Abhinavagupta: the sahṛdaya: Abhinavagupta argued that art works fully only for a prepared viewer. He called this ideal spectator the sahṛdaya — literally 'one with heart'. Through experience, sensitivity and a trained imagination, the sahṛdaya can be carried into the emotional flavour of a work, while an unprepared viewer stays on the outside. So the deepest aesthetic experience isn't automatic — it belongs to a cultivated spectator, someone shaped by learning and refinement.
Go further — higher-level insight: See how the sahṛdaya links three micros. Gombrich said the viewer completes the work; Hume said some viewers judge better; Abhinavagupta says the fullest experience needs a cultivated spectator. All three make the SPECTATOR central — and all three suggest taste is shaped by training. Weaving a non-Western thinker (Abhinavagupta) with the Western pair is exactly the range examiners reward at the top band.
Checkpoint — sahṛdaya: In one line: the sahṛdaya is the cultivated, sensitive spectator who can truly receive art — so the deepest taste is grown, not simply given.
How Section B works: Aesthetics is an OPTIONAL theme, so it's assessed in Paper 1 SECTION B: an ESSAY on a set question, no stimulus [25]. The command is usually 'Evaluate' or 'Discuss'. Same 5-step method as Section A — just built from the question itself instead of a stimulus.
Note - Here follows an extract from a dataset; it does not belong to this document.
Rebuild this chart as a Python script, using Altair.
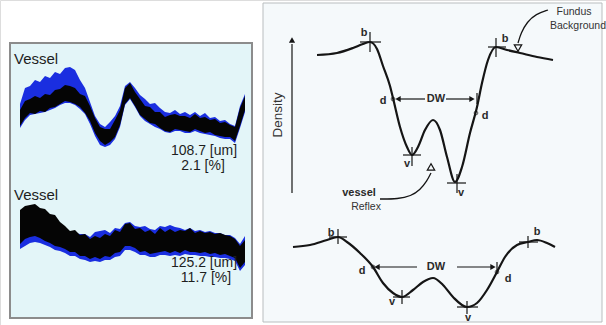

Evaluate the claim that our aesthetic judgements are entirely determined by the culture we grow up in.
Model answer plan
See the mark-by-mark plan — for / against / judgement, with marking guidance — in study mode.
Common mistakes: 1. Describing views instead of arguing them. 2. Answering a different question — 'entirely' is the word being tested, so attack that. 3. Only one view — top bands need tension. 4. No conclusion — decide, with a reason. 5. Name-dropping — a name earns nothing without its argument.